His efforts with Desert Drinkers 4 Wildlife earned McDonald two prestigious conservation awards. In 2008, he won both the Outdoor Writers Association of California’s Californian of the Year Award and the Golden Quail Award from Quail Unlimited. In 2015, he was a finalist in the Field & Stream Hero of Conservation Award.

McDonald was not just concerned about desert wildlife and conservation, he was also concerned about the decline of the outdoor heritage he loved so much. The steep drop in hunter numbers and the public’s lack of concern about protecting resources with on-the-ground conservation efforts led him to start the Mojave Preserve Youth Quail Hunt. The goal was simply to bring new sportsmen into the fold and continue the long conservation legacy. That youth hunt has been held the past nine years and introduced hundreds of youngster to the outdoors.

McDonald was also always on the front lines fighting against any efforts to restrict hunting or negatively impact desert water sources. For the past decade he had been battling with the Mojave National Preserve and Bureau of Land Management staffs to continue the simple restoration work on the guzzlers, developed springs, and historic windmills across the desert – water resources that are critical to wildlife survival in the Mojave.

“A friend said Cliff lived his life to the fullest and had no regrets,” wrote Toni McDonald to friends and family. “Most men only dreamed of doing what Cliff had experienced and what mountains Cliff climbed. He truly was a remarkable man, and he lived for two things – family and the outdoors.”

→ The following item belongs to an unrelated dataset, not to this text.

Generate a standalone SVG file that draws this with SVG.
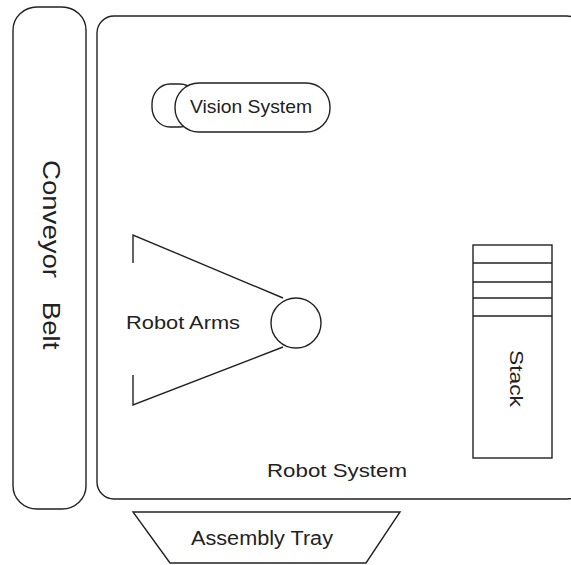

McDonald was born Oct. 15, 1948 and graduated from Bellflower High School in 1966. He attended Orange Coast College for two years before starting a career of boat building in Orange County. He met his wife of 41 years, Toni, while she was attending U.C. Irvine. The couple moved to Ramah, New Mexico in 1978 and he built their own house from the ground up. He traveled extensively while working for Coast to Coast Resorts. The pair settled in Needles to raise their two sons in the early 1980s and Cliff took a position with the California Department of Food and Agriculture and worked at the Needles check station starting in 1987 and retiring 19 years later.

He is survived by his wife, Toni; his two sons, Josh and his wife Shannon along with Matt and his wife Nicole. Cliff has four grandchildren, with each couple having two children. Josh’s children are Colton and Bennett, while Matt’s kids are Madison and Cody.

The McDonalds attended and were active in The Place for Grace church in Mohave Valley. Cliff and Toni had been selected to go back to Washington, D.C. this year to represent their church at Franklin Graham’s Prayer March 2020 held the end of September. Now the church will send a representative in Cliff’s honor.

A private memorial service will be held for McDonald Oct. 3 at his cabin in the desert on the Mojave Preserve.